Transmit Waveform Control and Optimization of High Voltage Power Supply for Marine Geophysical Exploration
Marine geophysical exploration uses various electromagnetic methods to probe the subsurface structure beneath the ocean floor. These methods require controlled electromagnetic source signals, generated by high voltage power supplies driving current through antennas or electrodes in the seawater. The transmit waveform characteristics directly affect the resolution and depth of investigation. Control and optimization of the transmit waveform is essential for effective marine electromagnetic surveys.
Marine controlled source electromagnetic methods use a towed electric dipole source that transmits electromagnetic signals into the seawater and subsurface. The signals propagate through the conductive seawater and interact with geological structures. Receivers on the seafloor measure the response, which contains information about the subsurface resistivity distribution. The interpretation depends on the known source signal characteristics.
The high voltage power supply for the transmitter must deliver substantial current to the dipole antenna. Typical source currents are hundreds to thousands of amperes, with voltages of hundreds to thousands of volts to overcome the seawater resistance. The power levels can be tens to hundreds of kilowatts. The supply must operate reliably in the marine environment while providing the required waveform control.

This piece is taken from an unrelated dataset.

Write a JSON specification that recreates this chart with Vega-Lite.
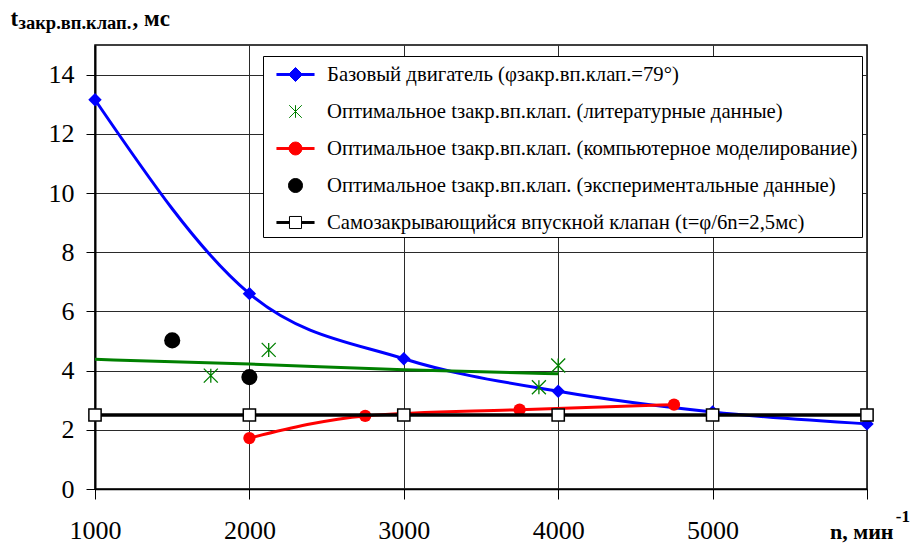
{
  "$schema": "https://vega.github.io/schema/vega-lite/v6.json",
  "autosize": "none",
  "width": 772,
  "height": 444,
  "padding": {"left": 95, "top": 45, "right": 47, "bottom": 55},
  "background": "white",
  "config": {
    "view": {"stroke": "black", "strokeWidth": 1.5},
    "font": "Liberation Serif",
    "axis": {
      "labelFont": "Liberation Serif",
      "labelFontSize": 26,
      "labelColor": "black",
      "labelFlush": false,
      "tickColor": "black",
      "domainColor": "black",
      "gridColor": "#2a2a2a",
      "gridWidth": 1,
      "titleFont": "Liberation Serif",
      "titleColor": "black",
      "titleFontWeight": "bold"
    },
    "legend": {
      "labelFont": "Liberation Serif",
      "labelFontSize": 20.7,
      "labelColor": "black",
      "labelLimit": 0
    },
    "title": {"font": "Liberation Serif", "color": "black"}
  },
  "title": {
    "text": "-1",
    "orient": "bottom",
    "anchor": "end",
    "frame": "group",
    "fontSize": 17,
    "fontWeight": "bold",
    "dx": 43,
    "dy": -34,
    "offset": 0
  },
  "datasets": {
    "blue": [
      {"n": 1000, "t": 13.15},
      {"n": 2000, "t": 6.6},
      {"n": 3000, "t": 4.4},
      {"n": 4000, "t": 3.3},
      {"n": 5000, "t": 2.6},
      {"n": 6000, "t": 2.2}
    ],
    "red": [
      {"n": 2000, "t": 1.72},
      {"n": 2750, "t": 2.47},
      {"n": 3750, "t": 2.68},
      {"n": 4750, "t": 2.85}
    ],
    "black": [
      {"n": 1000, "t": 2.5},
      {"n": 2000, "t": 2.5},
      {"n": 3000, "t": 2.5},
      {"n": 4000, "t": 2.5},
      {"n": 5000, "t": 2.5},
      {"n": 6000, "t": 2.5}
    ],
    "experiment": [
      {"n": 1500, "t": 5.02},
      {"n": 2000, "t": 3.78}
    ],
    "literature": [
      {"n": 1750, "t": 3.83},
      {"n": 2125, "t": 4.7},
      {"n": 3875, "t": 3.44},
      {"n": 4000, "t": 4.17}
    ],
    "trend": [
      {"n": 1000, "t": 4.38},
      {"n": 2000, "t": 4.22},
      {"n": 3000, "t": 4.03},
      {"n": 4000, "t": 3.89}
    ],
    "legend": [
      {"series": "Базовый двигатель (φзакр.вп.клап.=79°)"},
      {"series": "Оптимальное tзакр.вп.клап. (литературные данные)"},
      {"series": "Оптимальное tзакр.вп.клап. (компьютерное моделирование)"},
      {"series": "Оптимальное tзакр.вп.клап. (экспериментальные данные)"},
      {"series": "Самозакрывающийся впускной клапан (t=φ/6n=2,5мс)"}
    ]
  },
  "resolve": {"axis": {"x": "independent", "y": "independent"}},
  "layer": [
    {
      "data": {"name": "blue"},
      "mark": {"type": "line", "interpolate": "monotone", "color": "#0000ff", "strokeWidth": 3},
      "encoding": {
        "x": {
          "field": "n", "type": "quantitative",
          "scale": {"domain": [1000, 6000], "nice": false, "zero": false},
          "axis": {
            "values": [1000, 2000, 3000, 4000, 5000, 6000],
            "labelExpr": "datum.value == 6000 ? '' : datum.label",
            "format": "d",
            "tickSize": 10,
            "tickWidth": 1,
            "labelPadding": 18,
            "domainWidth": 1.5,
            "title": "n, мин",
            "titleFontSize": 22,
            "titleAlign": "right",
            "titleAnchor": "start",
            "titleX": 798,
            "titleY": 49,
            "titleBaseline": "alphabetic"
          }
        },
        "y": {
          "field": "t", "type": "quantitative",
          "scale": {"domain": [0, 15], "nice": false},
          "axis": {
            "values": [0, 2, 4, 6, 8, 10, 12, 14],
            "tickSize": 9,
            "tickWidth": 1,
            "labelPadding": 12,
            "domainWidth": 2,
            "title": "t",
            "titleFontSize": 23,
            "titleAngle": 0,
            "titleAlign": "left",
            "titleAnchor": "start",
            "titleX": -85,
            "titleY": -20,
            "titleBaseline": "alphabetic"
          }
        }
      }
    },
    {
      "data": {"name": "blue"},
      "mark": {"type": "point", "shape": "diamond", "filled": true, "color": "#0000ff", "size": 180, "opacity": 1},
      "encoding": {
        "x": {"field": "n", "type": "quantitative", "scale": {"domain": [1000, 6000], "nice": false, "zero": false}, "axis": null},
        "y": {"field": "t", "type": "quantitative", "scale": {"domain": [0, 15], "nice": false}, "axis": null}
      }
    },
    {
      "data": {"name": "red"},
      "mark": {"type": "line", "interpolate": "monotone", "color": "#ff0000", "strokeWidth": 3},
      "encoding": {
        "x": {"field": "n", "type": "quantitative", "scale": {"domain": [1000, 6000], "nice": false, "zero": false}, "axis": null},
        "y": {"field": "t", "type": "quantitative", "scale": {"domain": [0, 15], "nice": false}, "axis": null}
      }
    },
    {
      "data": {"name": "red"},
      "mark": {"type": "point", "shape": "circle", "filled": true, "color": "#ff0000", "size": 150, "opacity": 1},
      "encoding": {
        "x": {"field": "n", "type": "quantitative", "scale": {"domain": [1000, 6000], "nice": false, "zero": false}, "axis": null},
        "y": {"field": "t", "type": "quantitative", "scale": {"domain": [0, 15], "nice": false}, "axis": null}
      }
    },
    {
      "data": {"name": "black"},
      "mark": {"type": "line", "color": "black", "strokeWidth": 3.5},
      "encoding": {
        "x": {
          "field": "n", "type": "quantitative",
          "scale": {"domain": [1000, 6000], "nice": false, "zero": false},
          "axis": {
            "orient": "top",
            "labels": false, "ticks": false, "domain": false, "grid": false,
            "title": ", мс",
            "titleFontSize": 23,
            "titleAlign": "left",
            "titleAnchor": "start",
            "titleX": 37,
            "titleY": -20,
            "titleBaseline": "alphabetic"
          }
        },
        "y": {
          "field": "t", "type": "quantitative",
          "scale": {"domain": [0, 15], "nice": false},
          "axis": {
            "orient": "right",
            "labels": false, "ticks": false, "domain": false, "grid": false,
            "title": "закр.вп.клап.",
            "titleFontSize": 18.5,
            "titleAngle": 0,
            "titleAlign": "left",
            "titleAnchor": "start",
            "titleX": -849,
            "titleY": -17,
            "titleBaseline": "alphabetic"
          }
        }
      }
    },
    {
      "data": {"name": "black"},
      "mark": {"type": "point", "shape": "square", "filled": true, "fill": "white", "stroke": "black", "strokeWidth": 1.5, "size": 150, "opacity": 1},
      "encoding": {
        "x": {"field": "n", "type": "quantitative", "scale": {"domain": [1000, 6000], "nice": false, "zero": false}, "axis": null},
        "y": {"field": "t", "type": "quantitative", "scale": {"domain": [0, 15], "nice": false}, "axis": null}
      }
    },
    {
      "data": {"name": "experiment"},
      "mark": {"type": "point", "shape": "circle", "filled": true, "color": "black", "size": 260, "opacity": 1},
      "encoding": {
        "x": {"field": "n", "type": "quantitative", "scale": {"domain": [1000, 6000], "nice": false, "zero": false}, "axis": null},
        "y": {"field": "t", "type": "quantitative", "scale": {"domain": [0, 15], "nice": false}, "axis": null}
      }
    },
    {
      "data": {"name": "literature"},
      "mark": {"type": "point", "shape": "M0,-1V1M-1,-1L1,1M-1,1L1,-1", "filled": false, "color": "#008000", "strokeWidth": 1.3, "size": 196, "opacity": 1},
      "encoding": {
        "x": {"field": "n", "type": "quantitative", "scale": {"domain": [1000, 6000], "nice": false, "zero": false}, "axis": null},
        "y": {"field": "t", "type": "quantitative", "scale": {"domain": [0, 15], "nice": false}, "axis": null}
      }
    },
    {
      "data": {"name": "trend"},
      "mark": {"type": "line", "interpolate": "monotone", "color": "#008000", "strokeWidth": 3},
      "encoding": {
        "x": {"field": "n", "type": "quantitative", "scale": {"domain": [1000, 6000], "nice": false, "zero": false}, "axis": null},
        "y": {"field": "t", "type": "quantitative", "scale": {"domain": [0, 15], "nice": false}, "axis": null}
      }
    },
    {
      "data": {"name": "legend"},
      "mark": {"type": "point", "filled": true, "opacity": 0, "strokeWidth": 1},
      "encoding": {
        "fill": {
          "field": "series", "type": "nominal",
          "scale": {
            "domain": ["Базовый двигатель (φзакр.вп.клап.=79°)", "Оптимальное tзакр.вп.клап. (литературные данные)", "Оптимальное tзакр.вп.клап. (компьютерное моделирование)", "Оптимальное tзакр.вп.клап. (экспериментальные данные)", "Самозакрывающийся впускной клапан (t=φ/6n=2,5мс)"],
            "range": ["#0000ff", "transparent", "#ff0000", "black", "white"]
          },
          "legend": {
            "title": null,
            "orient": "none",
            "legendX": 168,
            "legendY": 11,
            "padding": 4,
            "strokeColor": "black",
            "fillColor": "white",
            "symbolSize": 784,
            "symbolStrokeWidth": 1,
            "symbolOpacity": 1,
            "labelOffset": 31,
            "rowPadding": 12,
            "labelFontSize": 20.7,
            "encode": {
              "symbols": {
                "update": {
                  "fill": {"scale": "fill", "field": "value"},
                  "stroke": {"scale": "stroke", "field": "value"},
                  "opacity": {"value": 1},
                  "fillOpacity": {"value": 1},
                  "strokeOpacity": {"value": 1}
                }
              }
            }
          }
        },
        "stroke": {
          "field": "series", "type": "nominal",
          "scale": {
            "domain": ["Базовый двигатель (φзакр.вп.клап.=79°)", "Оптимальное tзакр.вп.клап. (литературные данные)", "Оптимальное tзакр.вп.клап. (компьютерное моделирование)", "Оптимальное tзакр.вп.клап. (экспериментальные данные)", "Самозакрывающийся впускной клапан (t=φ/6n=2,5мс)"],
            "range": ["#0000ff", "#008000", "#ff0000", "black", "black"]
          }
        },
        "shape": {
          "field": "series", "type": "nominal",
          "scale": {
            "domain": ["Базовый двигатель (φзакр.вп.клап.=79°)", "Оптимальное tзакр.вп.клап. (литературные данные)", "Оптимальное tзакр.вп.клап. (компьютерное моделирование)", "Оптимальное tзакр.вп.клап. (экспериментальные данные)", "Самозакрывающийся впускной клапан (t=φ/6n=2,5мс)"],
            "range": [
              "M-0.36,-0.07H2.36M-0.36,0H2.36M-0.36,0.07H2.36M1,-0.5L1.5,0L1,0.5L0.5,0Z",
              "M1,-0.45V0.45M0.55,-0.45L1.45,0.45M0.55,0.45L1.45,-0.45",
              "M-0.36,-0.07H2.36M-0.36,0H2.36M-0.36,0.07H2.36M1.46,0A0.46,0.46,0,1,1,0.54,0A0.46,0.46,0,1,1,1.46,0Z",
              "M1.5,0A0.5,0.5,0,1,1,0.5,0A0.5,0.5,0,1,1,1.5,0Z",
              "M-0.36,-0.07H0.57M-0.36,0H0.57M-0.36,0.07H0.57M1.43,-0.07H2.36M1.43,0H2.36M1.43,0.07H2.36M0.57,-0.43H1.43V0.43H0.57Z"
            ]
          }
        }
      }
    }
  ]
}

The transmit waveform affects the frequency content and the time domain characteristics of the source signal. Different waveforms are used for different survey configurations and target characteristics. Square waves provide a broadband frequency spectrum suitable for multifrequency surveys. Bipolar waveforms with alternating polarity reduce electrode polarization effects. Tailored waveforms can optimize the signal for specific targets.
Square wave transmission alternates between positive and negative current with sharp transitions. The fundamental frequency and the harmonics provide multiple frequencies in a single transmission. The harmonic amplitudes decrease with frequency, limiting the useful bandwidth. The transition sharpness affects the high frequency content, with faster transitions producing stronger harmonics.
The waveform transitions require the power supply to change the output current rapidly. The transition time depends on the supply output impedance, the antenna inductance, and the available voltage overhead. Faster transitions require higher voltage capability or lower output impedance. The transition shape affects the harmonic spectrum and should be controlled for consistent signal characteristics.
Waveform timing accuracy affects the interpretation of the data. The exact timing of the transitions must be known for time domain processing. Jitter in the transition timing causes uncertainty in the signal timing. The power supply timing must be precise and stable for accurate data interpretation.
Current magnitude accuracy affects the source strength calibration. The data interpretation assumes a known source current. Variations in the current cause errors in the calculated subsurface resistivity. The power supply must maintain accurate current output despite variations in the antenna resistance, which changes with seawater conductivity and towing conditions.
Duty cycle control affects the average power and the thermal loading. Higher duty cycles deliver more energy but increase the heating of the antenna and the power supply. The duty cycle must be appropriate for the thermal capabilities of the system. Intermittent transmission allows cooling between pulses.
Optimization of the transmit waveform considers the survey objectives and the environmental constraints. For deep targets, lower frequencies with longer periods provide better penetration. For shallow targets, higher frequencies provide better resolution. The waveform should maximize the signal at the frequencies of interest while minimizing the total energy and the environmental impact.
The marine environment imposes additional constraints on the power supply design. Seawater corrosion requires appropriate materials and protection. The towed configuration imposes size and weight constraints. The power supply must operate reliably despite wave motion and vessel vibrations. The electrical isolation must prevent seawater intrusion.
Real time waveform monitoring enables quality control during the survey. Current sensors measure the actual transmit current, which may differ from the commanded value due to antenna impedance variations. The measured waveform can be used in the data processing to account for any deviations from the ideal waveform. Recording the waveform provides documentation for data quality assessment.